In recent years we have seen a major shift toward ending animal testing for cosmetics across the globe. The Humane Society of the United States' affiliate Humane Society International led the successful #BeCrueltyFree campaign in India, which recently joined the 28 member countries of the European Union, Norway and Israel, in the cruelty-free market place. More than 1.7 billion people now live in countries where animal testing and the import of animal-tested cosmetics have been banned.

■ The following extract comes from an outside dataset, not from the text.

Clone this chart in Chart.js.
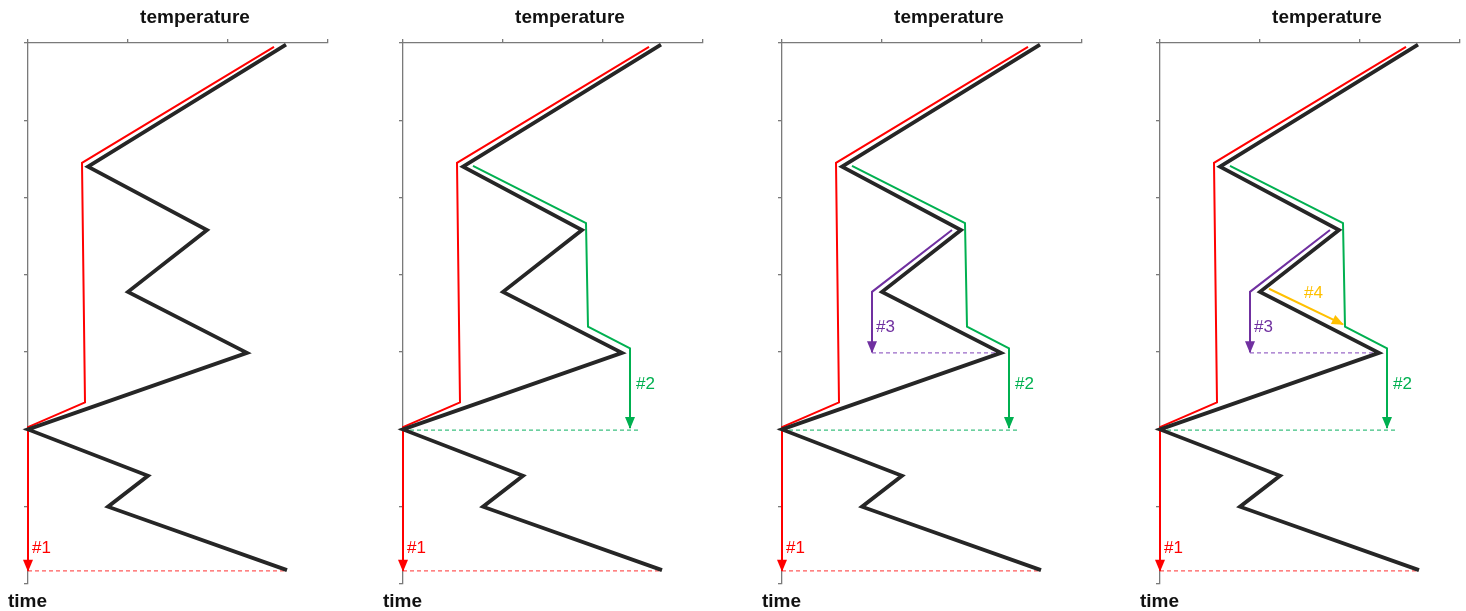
<!DOCTYPE html>
<html>
<head>
<meta charset="utf-8">
<script src="https://cdn.jsdelivr.net/npm/chart.js@4/dist/chart.umd.min.js"></script>
<style>
body { margin: 0; background: #fff; }
#wrap { position: relative; width: 1466px; height: 611px; overflow: hidden; }
#wrap canvas { position: absolute; top: 0; }
</style>
</head>
<body>
<div id="wrap"></div>
<script>
// temperature (x, 0..3) and time (y, 0..7 going down) of each trace
const blackTemp = [2.58, 0.60, 1.79, 1.00, 2.19, 0.00, 1.20, 0.80, 2.59];
const blackTime = [0.02, 1.60, 2.42, 3.22, 4.01, 5.00, 5.60, 6.00, 6.82];

const redTemp = [2.46, 0.54, 0.57, 0.00, 0.00];
const redTime = [0.05, 1.55, 4.65, 4.97, 6.83];
const redDashTemp = [0.00, 2.59];
const redDashTime = [6.83, 6.83];

const greenTemp = [0.70, 1.83, 1.85, 2.27, 2.27];
const greenTime = [1.59, 2.33, 3.67, 3.95, 4.98];
const greenDashTemp = [0.00, 2.37];
const greenDashTime = [5.01, 5.01];

const purpleTemp = [1.70, 0.90, 0.90];
const purpleTime = [2.42, 3.22, 4.00];
const purpleDashTemp = [0.90, 2.19];
const purpleDashTime = [4.01, 4.01];

const orangeTemp = [1.09, 1.83];
const orangeTime = [3.18, 3.64];

// step labels
const stepLabels = ['#1', '#2', '#3', '#4'];
const stepLabelTemp = [0.04, 2.33, 0.94, 1.44];
const stepLabelTime = [6.54, 4.42, 3.68, 3.24];

const tempTicks = [0, 1, 2, 3];
const timeMax = 7;

const panelLefts = [0, 375, 754, 1132];
const stepColors = ['#ff0000', '#00b050', '#7030a0', '#ffc000'];
const dashColors = ['#ff5a5a', '#3cc080', '#9a6ac8'];

function pts(temp, time) {
    return temp.map((t, i) => ({ x: t, y: time[i] }));
}

function trace(temp, time, color, width, extra) {
    return Object.assign({
        data: pts(temp, time),
        borderColor: color,
        backgroundColor: color,
        borderWidth: width,
        pointRadius: 0,
        pointHoverRadius: 0,
        tension: 0,
        fill: false,
        clip: false
    }, extra || {});
}

const arrowPlugin = {
    id: 'arrows',
    afterDatasetsDraw(chart) {
        const ctx = chart.ctx;
        chart.data.datasets.forEach((ds, i) => {
            if (!ds.arrow) return;
            const els = chart.getDatasetMeta(i).data;
            const a = els[els.length - 2], b = els[els.length - 1];
            const ang = Math.atan2(b.y - a.y, b.x - a.x);
            const len = 11, half = 5;
            ctx.save();
            ctx.translate(b.x, b.y);
            ctx.rotate(ang);
            ctx.fillStyle = ds.borderColor;
            ctx.beginPath();
            ctx.moveTo(1, 0);
            ctx.lineTo(-len, -half);
            ctx.lineTo(-len, half);
            ctx.closePath();
            ctx.fill();
            ctx.restore();
        });
    }
};

const textPlugin = {
    id: 'texts',
    afterDraw(chart) {
        const ctx = chart.ctx;
        const xs = chart.scales.x, ys = chart.scales.y;
        ctx.save();
        ctx.fillStyle = '#111';
        ctx.font = 'bold 19px "Liberation Sans", Arial, sans-serif';
        ctx.textAlign = 'center';
        ctx.textBaseline = 'alphabetic';
        ctx.fillText('temperature', xs.left + 167, 23);
        ctx.textAlign = 'left';
        ctx.fillText('time', xs.left - 20, 607);

        ctx.font = '17px "Liberation Sans", Arial, sans-serif';
        ctx.textBaseline = 'middle';
        const n = chart.options.plugins.texts.steps;
        for (let i = 0; i < n; i++) {
            ctx.fillStyle = stepColors[i];
            ctx.fillText(stepLabels[i], xs.getPixelForValue(stepLabelTemp[i]), ys.getPixelForValue(stepLabelTime[i]));
        }
        ctx.restore();
    }
};

function buildDatasets(steps) {
    const ds = [trace(blackTemp, blackTime, '#262626', 3.8)];
    if (steps >= 4) ds.push(trace(orangeTemp, orangeTime, stepColors[3], 2, { arrow: true }));
    if (steps >= 3) ds.push(trace(purpleTemp, purpleTime, stepColors[2], 2, { arrow: true }));
    if (steps >= 2) ds.push(trace(greenTemp, greenTime, stepColors[1], 2, { arrow: true }));
    ds.push(trace(redTemp, redTime, stepColors[0], 2, { arrow: true }));
    if (steps >= 3) ds.push(trace(purpleDashTemp, purpleDashTime, dashColors[2], 1.2, { borderDash: [4, 3] }));
    if (steps >= 2) ds.push(trace(greenDashTemp, greenDashTime, dashColors[1], 1.2, { borderDash: [4, 3] }));
    ds.push(trace(redDashTemp, redDashTime, dashColors[0], 1.2, { borderDash: [4, 3] }));
    return ds;
}

const axisColor = '#7a7a7a';
const wrap = document.getElementById('wrap');

panelLefts.forEach((left, p) => {
    const canvas = document.createElement('canvas');
    canvas.width = 377;
    canvas.height = 611;
    canvas.style.left = left + 'px';
    canvas.style.width = '377px';
    canvas.style.height = '611px';
    wrap.appendChild(canvas);

    new Chart(canvas.getContext('2d'), {
        type: 'line',
        data: { datasets: buildDatasets(p + 1) },
        options: {
            responsive: false,
            animation: false,
            events: [],
            layout: { padding: { left: 0, top: 0, right: 49, bottom: 27 } },
            plugins: {
                legend: { display: false },
                tooltip: { enabled: false },
                texts: { steps: p + 1 }
            },
            scales: {
                x: {
                    type: 'linear',
                    position: 'top',
                    min: tempTicks[0],
                    max: tempTicks[tempTicks.length - 1],
                    afterBuildTicks: s => { s.ticks = tempTicks.map(v => ({ value: v })); },
                    afterFit: s => { s.height = 43; },
                    ticks: { display: false },
                    grid: { drawOnChartArea: false, drawTicks: true, tickLength: 4, color: axisColor, lineWidth: 1.3 },
                    border: { color: axisColor, width: 1.3 }
                },
                y: {
                    type: 'linear',
                    reverse: true,
                    min: 0,
                    max: timeMax,
                    afterFit: s => { s.width = 28; },
                    ticks: { display: false, stepSize: 1 },
                    grid: { drawOnChartArea: false, drawTicks: true, tickLength: 4, color: axisColor, lineWidth: 1.3 },
                    border: { color: axisColor, width: 1.3 }
                }
            }
        },
        plugins: [arrowPlugin, textPlugin]
    });
});
</script>
</body>
</html>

HSI and its local partners were also behind New Zealand's recent decision to ban animal testing of cosmetics, and they are now working to ensure an import ban on animal tested cosmetics is the next step. While HSI is also campaigning to end cosmetics cruelty in Canada, Brazil, South Korea, Japan, Australia, China and Taiwan, The HSUS and the Humane Society Legislative Fund are spearheading the Be Cruelty-Free campaign in the US, and leading legislative activities to see similar prohibitions be put in place here at home.
Last year, The HSUS and HSLF worked with Rep. Jim Moran to introduce the Humane Cosmetics Act, a bill that would end animal testing for cosmetics in the US. The bill received support from Democrats and Republicans, and was backed by more than 140 cosmetics companies and stakeholders, including Overstock.com, Coty, Lush, Paul Mitchell, Moroccanoil, Juice Beauty, Dr. Bronner's Magic Soaps and Seventh Generation.
In addition to making sense for consumers and protecting animals, aligning our regulations with countries that have already implemented bans on cosmetic animal testing is needed if the US wants to remain a leader in the industry. Cosmetics companies have to comply with those bans to continue to facilitate the trade of cosmetics goods, so eliminating animal testing in the US beauty industry makes good business sense.
Out of the top 13 importers of American cosmetics goods, nine countries have animal testing and sales bans in place or legislation either introduced or in negotiation, which represent 80 percent of the US trade value.